### WHAT THE EXERCISE ASKS:
Return only the stretch of the material below that begins with the line containing "Give me the Chart.js source for this chart." and ends with the line containing "const ars3c2 = [100, 88.4, 21.9, 5.3, 0];", exactly; both of those lines belong to it.

### STORED RECORDS:
§ §
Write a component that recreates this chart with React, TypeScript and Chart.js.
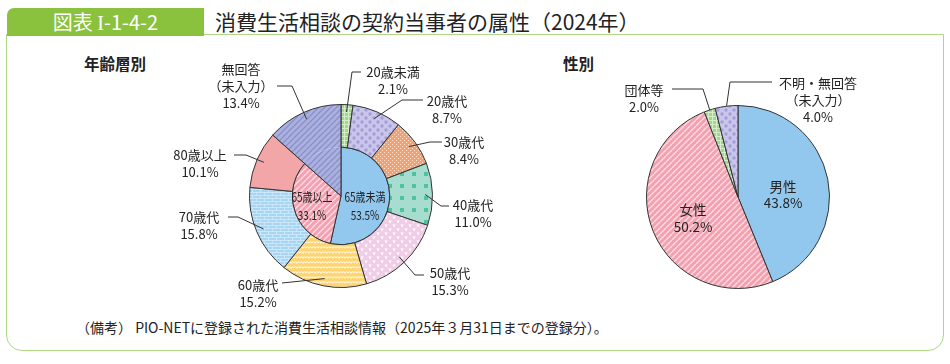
§ §
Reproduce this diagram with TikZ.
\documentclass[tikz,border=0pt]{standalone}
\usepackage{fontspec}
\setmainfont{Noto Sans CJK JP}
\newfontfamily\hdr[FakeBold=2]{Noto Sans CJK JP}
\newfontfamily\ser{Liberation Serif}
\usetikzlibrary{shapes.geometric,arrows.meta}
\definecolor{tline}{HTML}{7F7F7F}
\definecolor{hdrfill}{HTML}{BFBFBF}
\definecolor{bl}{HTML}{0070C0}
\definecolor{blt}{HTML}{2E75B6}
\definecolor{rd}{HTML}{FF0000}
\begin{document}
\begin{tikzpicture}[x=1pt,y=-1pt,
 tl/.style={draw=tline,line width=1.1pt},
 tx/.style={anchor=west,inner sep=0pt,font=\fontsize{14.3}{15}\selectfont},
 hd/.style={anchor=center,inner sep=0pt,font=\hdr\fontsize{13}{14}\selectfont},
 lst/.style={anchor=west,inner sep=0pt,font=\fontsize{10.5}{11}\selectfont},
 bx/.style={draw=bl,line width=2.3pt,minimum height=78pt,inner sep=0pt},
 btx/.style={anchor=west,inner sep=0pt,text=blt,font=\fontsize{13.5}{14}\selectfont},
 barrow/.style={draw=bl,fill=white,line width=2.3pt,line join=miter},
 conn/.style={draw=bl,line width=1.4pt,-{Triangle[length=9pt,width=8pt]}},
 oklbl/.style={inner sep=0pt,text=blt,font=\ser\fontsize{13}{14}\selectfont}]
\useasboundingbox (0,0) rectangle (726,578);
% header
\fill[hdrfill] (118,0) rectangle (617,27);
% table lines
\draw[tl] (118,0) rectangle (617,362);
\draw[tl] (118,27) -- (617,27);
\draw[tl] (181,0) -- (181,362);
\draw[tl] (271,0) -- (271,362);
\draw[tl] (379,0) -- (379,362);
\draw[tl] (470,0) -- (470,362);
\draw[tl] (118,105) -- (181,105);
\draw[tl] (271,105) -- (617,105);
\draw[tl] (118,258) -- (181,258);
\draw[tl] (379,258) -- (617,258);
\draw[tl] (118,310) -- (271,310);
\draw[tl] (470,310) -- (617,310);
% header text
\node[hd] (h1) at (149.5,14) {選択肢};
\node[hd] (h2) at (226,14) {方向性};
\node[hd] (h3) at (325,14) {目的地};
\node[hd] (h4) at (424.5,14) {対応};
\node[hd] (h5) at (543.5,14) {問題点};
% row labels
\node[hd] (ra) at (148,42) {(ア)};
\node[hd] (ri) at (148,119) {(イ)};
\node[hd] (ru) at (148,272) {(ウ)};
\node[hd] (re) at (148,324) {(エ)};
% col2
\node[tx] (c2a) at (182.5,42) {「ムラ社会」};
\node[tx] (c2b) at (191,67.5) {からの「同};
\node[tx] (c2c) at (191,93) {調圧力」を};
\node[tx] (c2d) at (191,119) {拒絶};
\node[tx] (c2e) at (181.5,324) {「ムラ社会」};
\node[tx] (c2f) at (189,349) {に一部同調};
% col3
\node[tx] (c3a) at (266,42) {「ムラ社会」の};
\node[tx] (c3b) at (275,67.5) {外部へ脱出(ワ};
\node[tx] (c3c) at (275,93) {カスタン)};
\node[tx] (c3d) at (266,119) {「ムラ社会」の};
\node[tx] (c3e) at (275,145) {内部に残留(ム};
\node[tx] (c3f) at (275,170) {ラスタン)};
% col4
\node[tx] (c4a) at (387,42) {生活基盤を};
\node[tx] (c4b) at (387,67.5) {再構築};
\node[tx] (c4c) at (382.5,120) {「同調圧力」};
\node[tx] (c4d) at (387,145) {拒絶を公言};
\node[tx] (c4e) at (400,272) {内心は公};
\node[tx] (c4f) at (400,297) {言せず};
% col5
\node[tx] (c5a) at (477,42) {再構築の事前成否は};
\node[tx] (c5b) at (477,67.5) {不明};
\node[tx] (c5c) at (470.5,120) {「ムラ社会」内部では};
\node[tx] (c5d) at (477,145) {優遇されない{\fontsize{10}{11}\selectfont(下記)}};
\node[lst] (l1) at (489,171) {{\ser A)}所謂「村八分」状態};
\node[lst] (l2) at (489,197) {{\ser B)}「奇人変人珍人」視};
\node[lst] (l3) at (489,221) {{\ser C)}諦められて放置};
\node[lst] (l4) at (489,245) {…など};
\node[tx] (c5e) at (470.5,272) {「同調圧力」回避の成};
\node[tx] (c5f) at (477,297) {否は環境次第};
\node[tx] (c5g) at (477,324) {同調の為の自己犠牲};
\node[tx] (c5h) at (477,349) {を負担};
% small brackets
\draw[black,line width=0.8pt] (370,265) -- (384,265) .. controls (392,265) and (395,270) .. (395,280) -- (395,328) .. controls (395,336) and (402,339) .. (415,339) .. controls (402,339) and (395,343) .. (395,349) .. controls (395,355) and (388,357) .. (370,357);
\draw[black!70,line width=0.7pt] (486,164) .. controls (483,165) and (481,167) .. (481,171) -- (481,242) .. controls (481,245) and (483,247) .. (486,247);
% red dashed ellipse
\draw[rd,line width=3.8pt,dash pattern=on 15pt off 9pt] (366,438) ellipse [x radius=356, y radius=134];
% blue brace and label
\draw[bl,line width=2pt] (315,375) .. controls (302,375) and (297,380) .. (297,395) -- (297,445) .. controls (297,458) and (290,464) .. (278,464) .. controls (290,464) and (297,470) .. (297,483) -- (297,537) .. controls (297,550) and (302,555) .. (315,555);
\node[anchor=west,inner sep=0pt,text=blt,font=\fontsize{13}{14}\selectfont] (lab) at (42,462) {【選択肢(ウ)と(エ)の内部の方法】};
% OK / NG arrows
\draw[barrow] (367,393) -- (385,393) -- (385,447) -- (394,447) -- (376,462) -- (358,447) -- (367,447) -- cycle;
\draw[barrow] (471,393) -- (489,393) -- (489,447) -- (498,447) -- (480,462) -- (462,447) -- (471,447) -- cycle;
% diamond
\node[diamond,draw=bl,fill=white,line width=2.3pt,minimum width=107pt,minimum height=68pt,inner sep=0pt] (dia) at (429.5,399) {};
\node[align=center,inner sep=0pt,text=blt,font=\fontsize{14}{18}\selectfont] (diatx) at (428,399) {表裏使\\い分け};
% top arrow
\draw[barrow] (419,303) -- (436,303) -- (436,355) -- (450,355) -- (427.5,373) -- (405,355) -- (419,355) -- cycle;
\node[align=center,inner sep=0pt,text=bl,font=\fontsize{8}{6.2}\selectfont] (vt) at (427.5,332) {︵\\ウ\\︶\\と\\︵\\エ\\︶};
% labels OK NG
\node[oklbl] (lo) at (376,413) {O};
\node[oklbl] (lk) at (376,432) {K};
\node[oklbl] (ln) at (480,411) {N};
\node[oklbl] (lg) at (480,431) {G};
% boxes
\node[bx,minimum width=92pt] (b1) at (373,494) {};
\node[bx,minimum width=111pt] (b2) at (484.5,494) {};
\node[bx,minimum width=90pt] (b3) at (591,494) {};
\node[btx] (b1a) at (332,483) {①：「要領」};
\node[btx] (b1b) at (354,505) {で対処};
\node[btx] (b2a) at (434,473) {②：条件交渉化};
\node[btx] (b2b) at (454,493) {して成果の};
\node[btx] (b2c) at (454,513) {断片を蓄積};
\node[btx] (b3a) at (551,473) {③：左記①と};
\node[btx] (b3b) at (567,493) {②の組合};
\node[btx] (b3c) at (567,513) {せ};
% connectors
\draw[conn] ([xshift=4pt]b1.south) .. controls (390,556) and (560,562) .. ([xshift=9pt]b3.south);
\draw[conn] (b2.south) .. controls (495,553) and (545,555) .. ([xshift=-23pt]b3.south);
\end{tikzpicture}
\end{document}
§ §
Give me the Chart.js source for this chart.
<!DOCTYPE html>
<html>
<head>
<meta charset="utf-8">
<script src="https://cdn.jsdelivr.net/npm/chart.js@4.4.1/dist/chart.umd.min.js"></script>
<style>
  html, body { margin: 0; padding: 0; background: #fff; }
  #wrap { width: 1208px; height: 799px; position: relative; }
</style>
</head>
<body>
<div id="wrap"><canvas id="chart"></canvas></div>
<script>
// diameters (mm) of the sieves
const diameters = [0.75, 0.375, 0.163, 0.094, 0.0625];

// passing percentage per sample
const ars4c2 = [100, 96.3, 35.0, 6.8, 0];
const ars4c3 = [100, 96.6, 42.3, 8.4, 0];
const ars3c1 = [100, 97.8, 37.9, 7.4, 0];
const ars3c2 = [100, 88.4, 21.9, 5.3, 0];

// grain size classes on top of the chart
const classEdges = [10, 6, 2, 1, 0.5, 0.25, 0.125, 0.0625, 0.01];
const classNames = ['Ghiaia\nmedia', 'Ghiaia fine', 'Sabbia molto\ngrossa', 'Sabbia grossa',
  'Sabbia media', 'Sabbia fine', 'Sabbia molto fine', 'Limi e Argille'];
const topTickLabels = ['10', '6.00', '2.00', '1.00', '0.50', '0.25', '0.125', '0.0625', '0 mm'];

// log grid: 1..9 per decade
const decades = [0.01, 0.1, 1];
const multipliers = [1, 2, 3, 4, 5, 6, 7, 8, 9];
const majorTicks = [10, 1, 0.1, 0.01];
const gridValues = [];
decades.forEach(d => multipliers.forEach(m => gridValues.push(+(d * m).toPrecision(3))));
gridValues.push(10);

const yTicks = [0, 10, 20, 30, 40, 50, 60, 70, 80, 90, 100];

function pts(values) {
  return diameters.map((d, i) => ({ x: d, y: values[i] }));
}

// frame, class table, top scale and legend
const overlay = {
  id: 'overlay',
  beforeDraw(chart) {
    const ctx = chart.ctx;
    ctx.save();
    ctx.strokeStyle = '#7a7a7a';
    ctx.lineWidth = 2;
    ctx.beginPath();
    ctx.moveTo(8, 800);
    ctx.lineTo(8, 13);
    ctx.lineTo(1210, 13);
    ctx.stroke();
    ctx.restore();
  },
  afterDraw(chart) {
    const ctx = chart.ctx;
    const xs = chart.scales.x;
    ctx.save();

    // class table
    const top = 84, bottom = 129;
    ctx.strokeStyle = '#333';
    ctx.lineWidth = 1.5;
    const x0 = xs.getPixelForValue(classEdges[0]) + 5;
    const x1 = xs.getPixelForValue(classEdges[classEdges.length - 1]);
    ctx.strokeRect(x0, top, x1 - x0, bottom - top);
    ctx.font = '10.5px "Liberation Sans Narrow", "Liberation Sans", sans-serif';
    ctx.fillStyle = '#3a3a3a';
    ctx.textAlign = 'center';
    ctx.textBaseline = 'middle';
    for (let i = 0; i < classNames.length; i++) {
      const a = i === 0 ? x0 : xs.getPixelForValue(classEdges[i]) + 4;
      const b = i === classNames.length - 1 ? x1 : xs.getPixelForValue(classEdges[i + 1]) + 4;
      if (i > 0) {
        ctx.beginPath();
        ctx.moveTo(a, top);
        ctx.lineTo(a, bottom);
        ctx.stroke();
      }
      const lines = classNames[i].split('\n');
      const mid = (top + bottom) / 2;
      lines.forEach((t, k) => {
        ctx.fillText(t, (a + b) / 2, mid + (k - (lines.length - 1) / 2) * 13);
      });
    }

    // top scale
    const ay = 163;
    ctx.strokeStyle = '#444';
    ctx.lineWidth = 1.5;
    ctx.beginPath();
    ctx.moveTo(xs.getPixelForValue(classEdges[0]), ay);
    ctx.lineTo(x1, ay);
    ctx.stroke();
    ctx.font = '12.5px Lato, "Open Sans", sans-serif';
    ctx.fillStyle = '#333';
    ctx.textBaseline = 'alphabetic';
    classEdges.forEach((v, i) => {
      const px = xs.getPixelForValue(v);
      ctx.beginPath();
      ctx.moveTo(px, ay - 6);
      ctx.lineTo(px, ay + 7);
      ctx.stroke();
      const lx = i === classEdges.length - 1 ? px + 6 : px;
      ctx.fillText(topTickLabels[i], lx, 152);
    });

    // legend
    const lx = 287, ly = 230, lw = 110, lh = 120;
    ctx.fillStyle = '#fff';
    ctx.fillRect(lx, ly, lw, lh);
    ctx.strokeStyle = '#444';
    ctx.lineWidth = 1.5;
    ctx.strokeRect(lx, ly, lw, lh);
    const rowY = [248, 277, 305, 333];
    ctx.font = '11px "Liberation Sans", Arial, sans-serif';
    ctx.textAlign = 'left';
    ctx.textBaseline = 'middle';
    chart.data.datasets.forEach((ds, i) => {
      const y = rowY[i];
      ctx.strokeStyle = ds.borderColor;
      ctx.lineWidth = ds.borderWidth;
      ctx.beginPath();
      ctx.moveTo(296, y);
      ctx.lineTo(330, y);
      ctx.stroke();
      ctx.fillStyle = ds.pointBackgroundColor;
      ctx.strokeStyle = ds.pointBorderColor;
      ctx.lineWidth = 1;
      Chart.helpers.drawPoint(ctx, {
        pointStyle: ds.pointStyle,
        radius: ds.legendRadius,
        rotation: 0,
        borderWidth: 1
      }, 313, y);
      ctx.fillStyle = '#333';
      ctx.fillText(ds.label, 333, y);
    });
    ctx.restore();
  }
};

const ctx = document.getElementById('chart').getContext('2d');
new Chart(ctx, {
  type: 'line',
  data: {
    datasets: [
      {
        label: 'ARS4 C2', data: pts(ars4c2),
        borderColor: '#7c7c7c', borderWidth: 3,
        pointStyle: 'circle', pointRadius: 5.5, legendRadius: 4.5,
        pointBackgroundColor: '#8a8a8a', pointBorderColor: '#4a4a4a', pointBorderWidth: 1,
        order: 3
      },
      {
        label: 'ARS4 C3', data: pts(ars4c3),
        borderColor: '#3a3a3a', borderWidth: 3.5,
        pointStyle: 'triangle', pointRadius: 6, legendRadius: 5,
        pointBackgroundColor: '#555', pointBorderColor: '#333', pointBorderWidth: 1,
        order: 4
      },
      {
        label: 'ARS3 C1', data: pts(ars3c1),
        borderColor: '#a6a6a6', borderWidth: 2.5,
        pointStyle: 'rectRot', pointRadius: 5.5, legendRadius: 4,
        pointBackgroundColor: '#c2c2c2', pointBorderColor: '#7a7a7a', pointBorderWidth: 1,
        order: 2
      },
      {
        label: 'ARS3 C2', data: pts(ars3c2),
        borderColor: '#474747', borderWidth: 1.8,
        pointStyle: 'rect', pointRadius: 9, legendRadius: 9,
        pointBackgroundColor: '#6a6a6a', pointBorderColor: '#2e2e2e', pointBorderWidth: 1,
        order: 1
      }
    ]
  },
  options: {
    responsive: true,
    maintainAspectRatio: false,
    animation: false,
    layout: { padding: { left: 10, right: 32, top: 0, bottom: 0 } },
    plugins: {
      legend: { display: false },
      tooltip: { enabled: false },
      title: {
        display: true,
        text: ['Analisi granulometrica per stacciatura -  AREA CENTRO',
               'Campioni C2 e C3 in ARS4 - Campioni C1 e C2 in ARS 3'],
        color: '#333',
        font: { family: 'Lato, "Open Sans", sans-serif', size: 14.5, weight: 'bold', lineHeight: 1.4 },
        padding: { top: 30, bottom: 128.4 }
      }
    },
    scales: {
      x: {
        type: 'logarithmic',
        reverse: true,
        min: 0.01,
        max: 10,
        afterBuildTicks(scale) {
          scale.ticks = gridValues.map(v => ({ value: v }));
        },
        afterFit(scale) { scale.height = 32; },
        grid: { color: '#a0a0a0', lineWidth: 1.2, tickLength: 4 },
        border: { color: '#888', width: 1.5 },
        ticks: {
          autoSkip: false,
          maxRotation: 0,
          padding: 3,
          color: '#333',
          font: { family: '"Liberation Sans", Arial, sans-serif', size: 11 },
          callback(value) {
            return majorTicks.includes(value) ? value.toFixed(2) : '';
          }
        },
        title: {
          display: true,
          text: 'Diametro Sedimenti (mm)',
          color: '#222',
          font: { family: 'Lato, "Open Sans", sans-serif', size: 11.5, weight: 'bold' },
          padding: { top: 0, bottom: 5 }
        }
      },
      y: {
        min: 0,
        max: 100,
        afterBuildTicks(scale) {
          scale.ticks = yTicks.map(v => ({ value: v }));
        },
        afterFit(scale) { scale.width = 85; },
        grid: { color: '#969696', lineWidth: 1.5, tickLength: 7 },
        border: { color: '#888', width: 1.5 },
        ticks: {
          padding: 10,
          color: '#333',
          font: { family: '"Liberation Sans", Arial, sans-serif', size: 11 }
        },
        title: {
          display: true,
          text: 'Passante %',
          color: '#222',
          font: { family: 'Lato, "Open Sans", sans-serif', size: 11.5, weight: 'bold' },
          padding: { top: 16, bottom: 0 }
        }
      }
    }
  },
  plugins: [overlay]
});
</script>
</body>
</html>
§ §
### RESPONSE TO THIS EXERCISE:
Give me the Chart.js source for this chart.
<!DOCTYPE html>
<html>
<head>
<meta charset="utf-8">
<script src="https://cdn.jsdelivr.net/npm/chart.js@4.4.1/dist/chart.umd.min.js"></script>
<style>
  html, body { margin: 0; padding: 0; background: #fff; }
  #wrap { width: 1208px; height: 799px; position: relative; }
</style>
</head>
<body>
<div id="wrap"><canvas id="chart"></canvas></div>
<script>
// diameters (mm) of the sieves
const diameters = [0.75, 0.375, 0.163, 0.094, 0.0625];

// passing percentage per sample
const ars4c2 = [100, 96.3, 35.0, 6.8, 0];
const ars4c3 = [100, 96.6, 42.3, 8.4, 0];
const ars3c1 = [100, 97.8, 37.9, 7.4, 0];
const ars3c2 = [100, 88.4, 21.9, 5.3, 0];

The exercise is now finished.